# First time show, what do I do / what happens



## Pat Dale (Mar 14, 2017)

Hi,

I'm hoping someone can share their wisdom with me! I'm a complete newbie and novice when it comes to showing and I wondered if someone could just bullet point what happens and what I have to do so I can go to my first show? I would be so grateful. Maybe start with arrive at show.... it's a gccf show and I know you have to get there at a certain time but what happens when you get there? I have no idea and no one in real life to ask. Thank you for taking the time to read, Pat


----------



## lymorelynn (Oct 4, 2008)

Welcome to PF :Cat
First of all you need to fill in your show entry form and get that sent back to the show manager with the appropriate fee - there will be a closing date so make sure it is sent in time. You may need to enclose a stamped addressed envelope if you want confirmation of your entry.
On the day of the show you will be checked in by a vet - a top loading carrier makes it easier. Vet will check that vaccinations are up to date and check your cat over for signs of fleas, ringworm and that your cat is generally well. You then go off to your pen - you'll be given a pen number - to settle your cat in. In GCCF shows (apart from the Supreme) all pen furnishings (litter tray, blanket etc) have to be white. 
All owners have to leave before judging starts and aren't allowed back in until the main classes have been judged (usually around mid-day). No food or toys can be left in the pen during the main judging.
You will find results pinned to a board somewhere near the show hall which you can check during the morning before returning to the show hall itself.
During the afternoon the side classes are judged and the general public are allowed in too. You can stay with your cat for the rest of that time or wander round the hall to see the other entries and the stalls (lots of opportunities to spend :Cat)
Hope this helps


----------



## Pat Dale (Mar 14, 2017)

Thank you so so much, that explains it perfectly. Is it just the normal vaccinations of domthey need extra ones for shows? I can't wait now! Now I've got to figure out the schedule......! Thanks again.


----------



## lymorelynn (Oct 4, 2008)

Yes, just the core vaccines. If you need help filling in the entry form just ask - I remember the first one I ever did and it was so complicated


----------



## Pat Dale (Mar 14, 2017)

Thank you so much again, I might get back to you on that!


----------



## QOTN (Jan 3, 2014)

Keep checking you have all the details correct on the entry form. Fill it in with your registration certificate at hand.Then, when you get your catalogue at the show make sure the printed details are also correct. Nowadays, you have until the end of the show to inform the show manager of any mistakes but you must do it because some errors can lead to disqualification.
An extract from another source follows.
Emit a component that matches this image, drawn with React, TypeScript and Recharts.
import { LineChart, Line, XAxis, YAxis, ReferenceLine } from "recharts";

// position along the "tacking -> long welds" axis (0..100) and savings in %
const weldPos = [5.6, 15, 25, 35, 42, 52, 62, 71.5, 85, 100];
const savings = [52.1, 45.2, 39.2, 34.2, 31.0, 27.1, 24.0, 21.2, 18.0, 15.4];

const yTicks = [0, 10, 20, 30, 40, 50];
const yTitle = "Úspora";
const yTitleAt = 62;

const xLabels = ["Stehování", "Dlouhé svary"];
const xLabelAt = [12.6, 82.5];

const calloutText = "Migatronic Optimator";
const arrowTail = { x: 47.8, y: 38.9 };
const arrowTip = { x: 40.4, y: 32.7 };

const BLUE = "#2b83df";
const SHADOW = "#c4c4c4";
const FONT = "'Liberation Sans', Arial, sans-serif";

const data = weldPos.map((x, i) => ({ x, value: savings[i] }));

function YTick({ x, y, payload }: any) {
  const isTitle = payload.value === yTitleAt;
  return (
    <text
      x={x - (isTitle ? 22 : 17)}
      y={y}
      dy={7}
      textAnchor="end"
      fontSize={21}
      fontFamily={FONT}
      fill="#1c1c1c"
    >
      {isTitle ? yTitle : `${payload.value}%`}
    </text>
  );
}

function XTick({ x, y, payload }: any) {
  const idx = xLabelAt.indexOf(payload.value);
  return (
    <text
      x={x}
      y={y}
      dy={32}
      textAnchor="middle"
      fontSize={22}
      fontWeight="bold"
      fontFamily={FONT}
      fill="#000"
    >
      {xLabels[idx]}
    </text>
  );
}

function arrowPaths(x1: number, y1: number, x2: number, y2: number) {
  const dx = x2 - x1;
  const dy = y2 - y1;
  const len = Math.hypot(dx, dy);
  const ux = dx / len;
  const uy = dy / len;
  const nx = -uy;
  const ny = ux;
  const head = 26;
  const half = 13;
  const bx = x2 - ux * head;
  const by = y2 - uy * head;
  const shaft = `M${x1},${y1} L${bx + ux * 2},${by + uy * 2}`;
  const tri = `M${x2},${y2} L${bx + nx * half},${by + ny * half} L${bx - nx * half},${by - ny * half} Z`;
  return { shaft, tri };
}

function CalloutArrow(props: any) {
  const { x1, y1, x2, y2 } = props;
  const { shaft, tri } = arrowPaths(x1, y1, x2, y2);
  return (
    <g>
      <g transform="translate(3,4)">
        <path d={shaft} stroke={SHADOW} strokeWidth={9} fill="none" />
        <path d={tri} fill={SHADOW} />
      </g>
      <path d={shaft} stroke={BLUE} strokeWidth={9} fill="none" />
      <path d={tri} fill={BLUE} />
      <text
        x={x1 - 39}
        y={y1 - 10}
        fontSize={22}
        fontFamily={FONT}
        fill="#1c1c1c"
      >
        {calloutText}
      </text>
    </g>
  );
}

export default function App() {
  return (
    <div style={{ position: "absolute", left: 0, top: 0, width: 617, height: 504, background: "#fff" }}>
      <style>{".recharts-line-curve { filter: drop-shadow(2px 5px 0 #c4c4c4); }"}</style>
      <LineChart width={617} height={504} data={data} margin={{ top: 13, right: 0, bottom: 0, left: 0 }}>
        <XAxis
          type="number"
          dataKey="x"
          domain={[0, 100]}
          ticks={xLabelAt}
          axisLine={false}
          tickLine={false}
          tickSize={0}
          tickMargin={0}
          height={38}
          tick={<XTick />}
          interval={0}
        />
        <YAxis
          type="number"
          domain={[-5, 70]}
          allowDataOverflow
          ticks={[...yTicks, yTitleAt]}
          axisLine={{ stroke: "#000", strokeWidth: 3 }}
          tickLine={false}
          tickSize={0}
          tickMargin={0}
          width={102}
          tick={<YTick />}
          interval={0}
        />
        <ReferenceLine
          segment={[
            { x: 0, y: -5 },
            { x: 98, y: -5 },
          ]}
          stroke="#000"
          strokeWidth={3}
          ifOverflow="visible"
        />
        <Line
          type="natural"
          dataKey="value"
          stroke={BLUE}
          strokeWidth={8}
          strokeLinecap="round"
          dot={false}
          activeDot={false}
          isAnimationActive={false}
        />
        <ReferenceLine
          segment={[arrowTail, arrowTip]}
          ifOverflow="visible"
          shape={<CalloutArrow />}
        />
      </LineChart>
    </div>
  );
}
It is worth reading the rules in the schedule even if your first glance causes you to lose the will to live!

Don't forget you must not identify yourself to anybody judging your cat so keep clear when white coats arrive at your pen. It is a very good idea to attend a show just as a spectator if possible to get an idea of what goes on before you take the plunge.


----------



## Pat Dale (Mar 14, 2017)

Thank you very much for all your help. I wondered if you could perhaps answer a question for me? I have found a joint show I would like to do as my first show and I know that I enter the breed class and 3 side classes per show. I wanted to enter maiden and novice etc and wondered if I can enter the same for both shows? She will be a maiden as it will be her first show but there are 2 shows on one day so is it ok to enter maiden in both? Thank you.


----------



## QOTN (Jan 3, 2014)

Yes.


----------



## QOTN (Jan 3, 2014)

By the way, classes are limited to 6 in total if you are entering both shows. This is a relatively new rule. I don't know if there are exceptions.


----------



## Pat Dale (Mar 14, 2017)

Thank you. Does the 6 include the breed class? So I should just enter the 2x breed classes and then 2x side classes? Thank You!


----------



## QOTN (Jan 3, 2014)

Pat Dale said:


> Thank you. Does the 6 include the breed class? So I should just enter the 2x breed classes and then 2x side classes? Thank You!
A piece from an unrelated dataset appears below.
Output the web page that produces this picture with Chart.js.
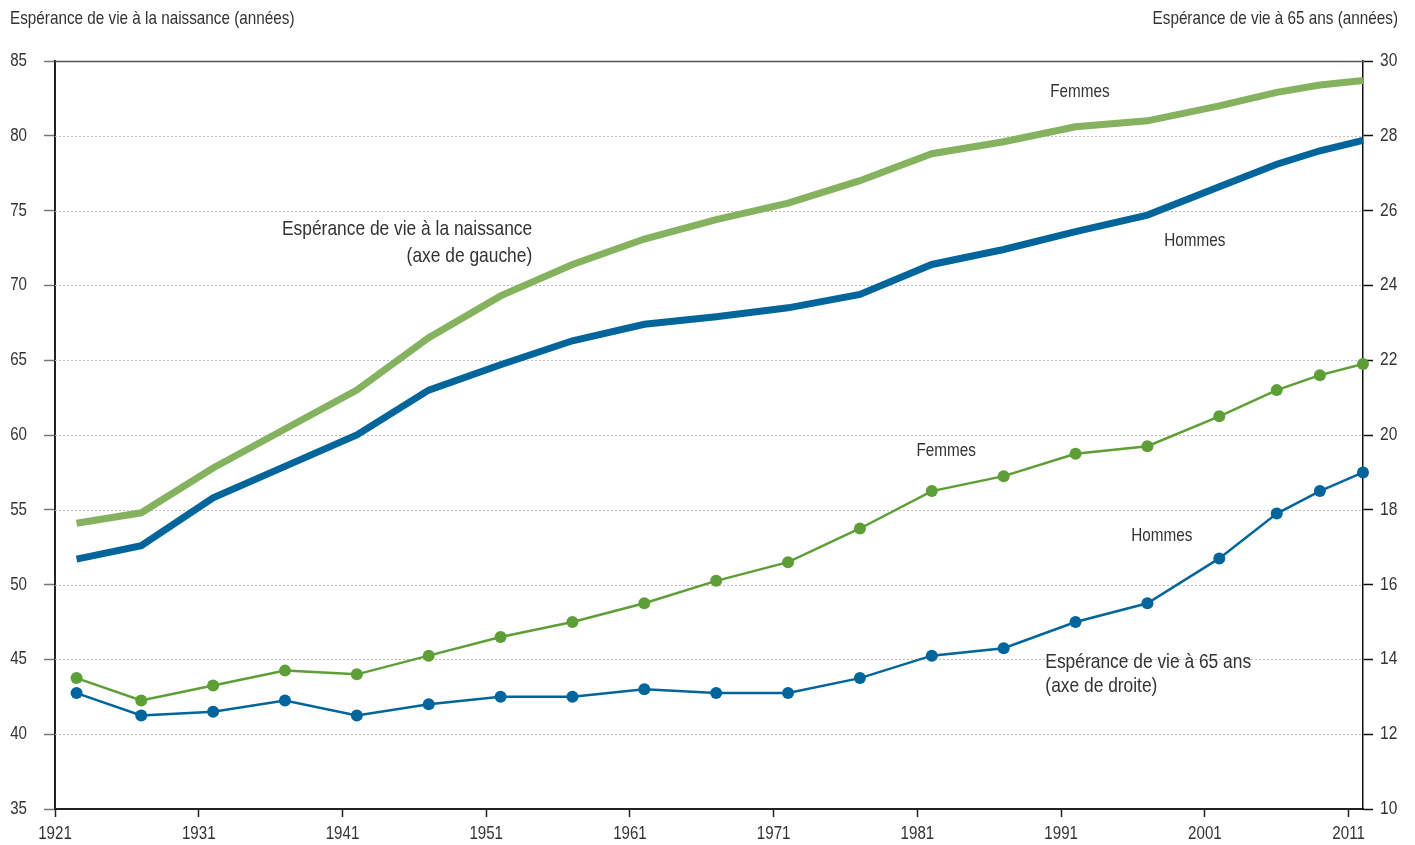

The schedule should give you the information. For example, the Preston and Blackpool next Saturday is sharing with a breed club and states a maximum of the open and two classes (the BOB counts as a class for titled cats now but that won't bother you yet,) with a total of 6 across both shows. So you will have two breed and 4 side in the two shows.


----------



## Pat Dale (Mar 14, 2017)

Thank you that's so helpful. I will double check the schedule. Thanks again, it's quite complicated as a complete novice so you've really helped. Thanks again


----------



## Pat Dale (Mar 14, 2017)

Can anyone please tell me what I put in the breed number box on the entry form please? Where do I find the breed number thank you very much


----------



## QOTN (Jan 3, 2014)

Pat Dale said:


> Can anyone please tell me what I put in the breed number box on the entry form please? Where do I find the breed number thank you very much


You should always fill in the entry form with the registration certificate beside you. I am not sure about the current certificates but the old ones had the breed number under the cat's name. It will start with 3 capital letters denoting the breed and then a number or numbers indicating colour and pattern.


----------



## Cookieandme (Dec 29, 2011)

And just to say I took Ike to our first show in November and the people exhibiting on either side of me were very helpful and supportive. So if unsure just ask .

I asked Ike's breeder for help with the entry form and she suggested the classes to enter.


----------